Une fois de plus Uribe est sorti pour crier au mensonge, pour assurer que ses hommes sont propres et de confiance. Garantir que son gouvernement ne cherche que le bonheur de la Colombie etc. Le message devient répétitif, et à force il perd du poids. Aux Etats-Unis la Colombie commencer déjà à payer les “bourdes” funestes des membres d’un gouvernement considéré trop proche des fosses communes…
Toño,
ton article, ainsi que les renvois qu’il contient, me semblent comporter de nombreux paradoxes : Mancuso parle, faut-il s’en plaindre ? N’est-ce pas le signe qu’il y a tout de même une part faite à la vérité dans ce processus ? Il encourt 8 ans de prison, peine substantielle dans la mesure où, tu le rappelles, les AUC ne sont pas vaincues militairement. Mancuso & co. se sont rendus volontairement, dans le cadre d’une négociation au cours de laquelle le gouvernement n’avait pas toute la main.
La justice manque de moyens pour appliquer toutes les dispositions de cette loi, mais n’en manque-t-elle pas dans toutes ses autres dimensions ? Ces carences sont elles exclusivement imputables au gouvernement actuel ? La Colombie n’est pas la Suisse et ne peut pas quadrupler le nombre d’agents du CTI (peu ou prou la PJ) et de procureurs dédiés au grand déballage alors que, faut-il le rappeler, il y a beaucoup d’autres urgences.

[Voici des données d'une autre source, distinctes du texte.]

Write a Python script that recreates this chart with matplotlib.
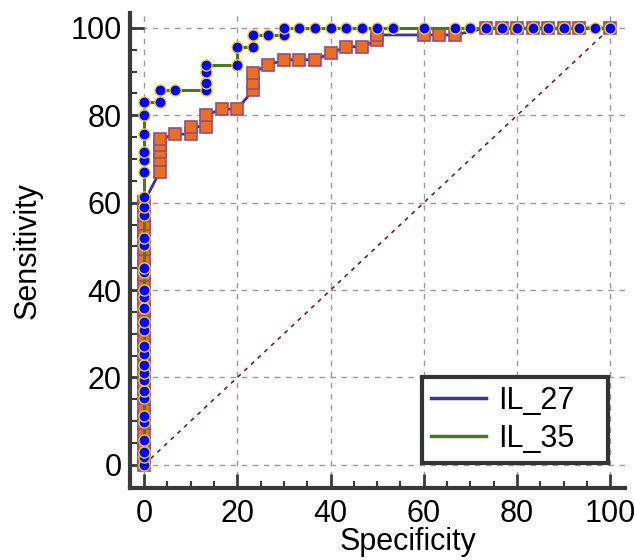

Tu invites les entreprises à ne pas aller travailler dans les zones où elles sont susceptibles d’être astreintes à l’impôt de guerre, mais es-tu d’accord qu’il n’y a pas de rémission possible en Colombie, pas de vraie solution au conflit, sans un développement économique rapide en particulier dans les zones d’influence des groupes armés. Comment concilier ces deux nécessités ?
Sur les accusations portées contre les deux Santos, ne faut-il pas attendre d’en savoir davantage avant de crier au loup, et peut-on tout mettre sur le dos d’Uribe quand la famille Santos est influente depuis plus d’un siècle et qu’elle a entretenu des liaisons avec le pouvoir bien avant qu’Uribe daigne naître ?

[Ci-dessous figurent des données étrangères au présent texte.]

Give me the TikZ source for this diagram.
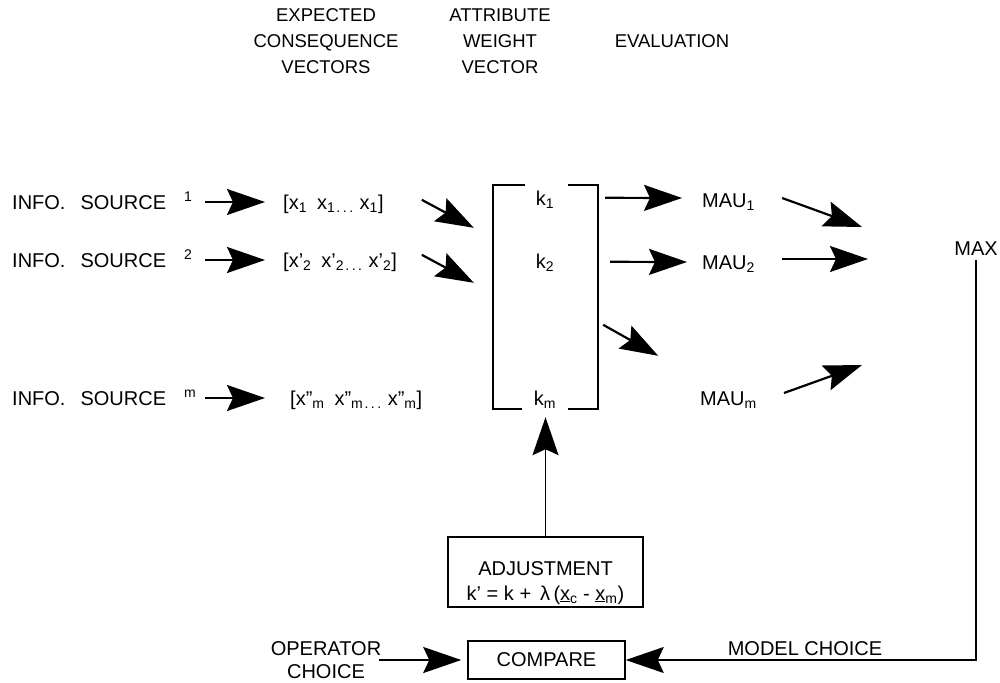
\documentclass[tikz,border=0pt]{standalone}
\usepackage{fontspec}
\setmainfont{Liberation Sans}
\usetikzlibrary{arrows.meta,calc}
\newcommand{\spdots}{\hspace{0.12em}.\hspace{0.18em}.\hspace{0.18em}.}
\begin{document}
\begin{tikzpicture}[x=1pt,y=-1pt,
  every node/.style={inner sep=0pt, font=\fontsize{20}{24}\selectfont},
  lbl/.style={anchor=base west},
  ctr/.style={anchor=base},
  head/.style={align=center, font=\fontsize{18.5}{26}\selectfont},
  arr/.style={line width=2.2pt, -{Stealth[length=38pt,width=26pt,inset=6pt]}},
  brk/.style={line width=1.6pt},
  box/.style={draw, line width=1.5pt},
]
\useasboundingbox (0,0) rectangle (1000,682);

% column headings
\node[head] (hvec) at (326,41) {EXPECTED\\CONSEQUENCE\\VECTORS};
\node[head] (hwgt) at (500,41) {ATTRIBUTE\\WEIGHT\\VECTOR};
\node[head] (heval) at (672,41.5) {EVALUATION};

% information sources
\node[lbl] (s1) at (12,209) {INFO.\hspace{0.75em}SOURCE\hspace{0.9em}\textsuperscript{1}};
\node[lbl] (s2) at (12,267) {INFO.\hspace{0.75em}SOURCE\hspace{0.9em}\textsuperscript{2}};
\node[lbl] (s3) at (12,405) {INFO.\hspace{0.75em}SOURCE\hspace{0.9em}\textsuperscript{m}};

% expected consequence vectors
\node[lbl] (v1) at (283,209) {[x\textsubscript{1}\hspace{0.5em}x\textsubscript{1\spdots}\hspace{0.3em}x\textsubscript{1}]};
\node[lbl] (v2) at (283,267) {[x'\textsubscript{2}\hspace{0.5em}x'\textsubscript{2\spdots}\hspace{0.3em}x'\textsubscript{2}]};
\node[lbl] (v3) at (290,405) {[x"\textsubscript{m}\hspace{0.5em}x"\textsubscript{m\spdots}\hspace{0.3em}x"\textsubscript{m}]};

% attribute weight vector (bracketed column)
\node[minimum width=105, minimum height=224] (wvec) at (545.5,297) {};
\draw[brk] ($(wvec.north west)+(32,0)$) -- (wvec.north west) -- (wvec.south west) -- ++(29,0);
\draw[brk] ($(wvec.north east)+(-30,0)$) -- (wvec.north east) -- (wvec.south east) -- ++(-30,0);
\node[ctr] (k1) at (545,205) {k\textsubscript{1}};
\node[ctr] (k2) at (545,268) {k\textsubscript{2}};
\node[ctr] (km) at (545,405) {k\textsubscript{m}};

% evaluations
\node[lbl] (m1) at (702,207) {MAU\textsubscript{1}};
\node[lbl] (m2) at (702,269) {MAU\textsubscript{2}};
\node[lbl] (mm) at (700,405) {MAU\textsubscript{m}};

\node[ctr] (maxn) at (976,255) {MAX};

% adjustment and comparison
\node[box, minimum width=195, minimum height=70] (adj) at (545.5,572) {};
\node[ctr] (adjt) at (545.5,575) {ADJUSTMENT};
\node[ctr] (adjf) at (545.5,600) {k' = k +\hspace{0.45em}λ\,(\underline{x}\textsubscript{c} - \underline{x}\textsubscript{m})};
\node[box, minimum width=157, minimum height=38] (cmp) at (546.5,660) {COMPARE};
\node[align=center, font=\fontsize{20}{23}\selectfont] (op) at (326,660) {OPERATOR\\CHOICE};
\node[ctr] (mc) at (805,655) {MODEL CHOICE};

% free ends of the converging arrows
\coordinate (in1) at (862,227);
\coordinate (in2) at (868,259);
\coordinate (inm) at (862,365);

% connectors: sources to vectors
\draw[arr] ($(s1.base east)+(12,-7)$) -- ($(v1.base west)+(-18,-7)$);
\draw[arr] ($(s2.base east)+(12,-7)$) -- ($(v2.base west)+(-18,-7)$);
\draw[arr] ($(s3.base east)+(9,-7)$) -- ($(v3.base west)+(-25,-7)$);

% vectors to weight vector
\draw[arr] ($(wvec.north west)+(-71,15)$) -- ($(wvec.north west)+(-19,43)$);
\draw[arr] ($(wvec.north west)+(-71,70)$) -- ($(wvec.north west)+(-19,98)$);

% weight vector to evaluations
\draw[arr] ($(wvec.north east)+(7,13)$) -- ($(m1.base west)+(-20,-9)$);
\draw[arr] ($(wvec.north east)+(12,77)$) -- ($(m2.base west)+(-15,-7)$);
\draw[arr] ($(wvec.north east)+(5,140)$) -- ($(wvec.north east)+(60,171)$);

% evaluations towards the maximum
\draw[arr] ($(m1.base east)+(27,-9)$) -- (in1);
\draw[arr] ($(m2.base east)+(27,-10)$) -- (in2);
\draw[arr] ($(mm.base east)+(27,-12)$) -- (inm);

% feedback loop
\draw[arr, line width=1.8pt] (adj.north) -- ($(wvec.south)+(0,8)$);
\draw[arr] ($(op.east)+(-2,0)$) -- ($(cmp.west)+(-6,0)$);
\draw[arr, line width=1.6pt] ($(maxn.south)+(0,5)$) |- (cmp.east);
\end{tikzpicture}
\end{document}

Sur l’émergence de nouveaux groupes paramilitaires, pourquoi ne pas rappeler que le gouvernement les réprime violemment et qu’il ne fait preuve d’aucune complaisance à leur égard ? Pourquoi ne pas chercher à l’aider, notamment en appuyant de véritables programmes de réinsertion, plutôt que de lui jeter la pierre systématiquement ?
Merci pour ce commentaire, c’est pas tous les jours qu’on en trouve des comme ça…[quote post=”476″]ton article, ainsi que les renvois qu’il contient, me semblent comporter de nombreux paradoxes [/quote]
C’est vrai et c’est pas vrai… je crois que la situation prête à des avis paradoxales. Je suis bien d’accord que le fait que Mancuso parle et nous raconte quelques vérités est une excellente chose, il est évident aussi que je préfère qu’il soit là où il est plutôt que de le savoir en train de massacrer des civils.
Je sais aussi que les AUC n’ont pas été vaincu militairement, l’Etat colombien n’a d’ailleurs jamais essayé.
Il est donc logique que les peines soit allégées, la justice transitionnel ne dépend pas du droit mais de la politique et c’est pour cette raison précise qu’on peut se permettre ce genre de chose. Là aussi j’avoue être d’accord avec toi.
Cependant la proposition faite et mise en place par le gouvernement comporte une série de point presque inacceptable.
Même si la Colombie ne possède pas les richesses de la Suisse, ce n’est pas un pays pauvre, et encore moins un pays qui n’a pas les moyens de protéger les victimes qui veulent témoigner ou simplement participer au processus.
Le statut de la victime dans ce processus est absolument aberrant. On a même entendu des trucs du genre “vous devrez pardonner, c’est pour le bien du pays” ou “Si vous pardonner pas vous devrez alors payer..”!!!
Ceci sont des anecdotes qui montre la considération de la victime.
On accepte qu’un paramilitaire dise: “oui je l’ai tronçonné, il avait des liens avec la guérilla” … dans ce cas la victime a presque tort de demander: “mais où est mon père?” c’est elle qui a tort, son père à donner une boite de thon aux guérilléros…
Ce que je veux dire dans mon article, et c’est là le grand paradoxe, c’est que oui il y a eu un pas de fait, oui certains paramilitaires se sont démobilisé, mais simplement personne ne cherche une transition sur quelque chose de nouveau, de commun … il n’existe pas de transition!
Et une fois de plus les victimes payent les “grands projets” politique.
Et cela cela me semble grave, et je rends en grand partie responsable le gouvernement, car de la même manière il ne profite pas (ou il n’a pas profité) de la sécurité ambiante pour construire quelque chose de sérieux… Mais ça je l’ai déjà dit.
Les cas des deux Santos relève plus de l’anecdote pour moi, il n’ont pas d’influence sur le processus en lui même sinon que les accusations de Mancuso rajoute de l’huile sur le feu et complique encore plus la signature du TLC.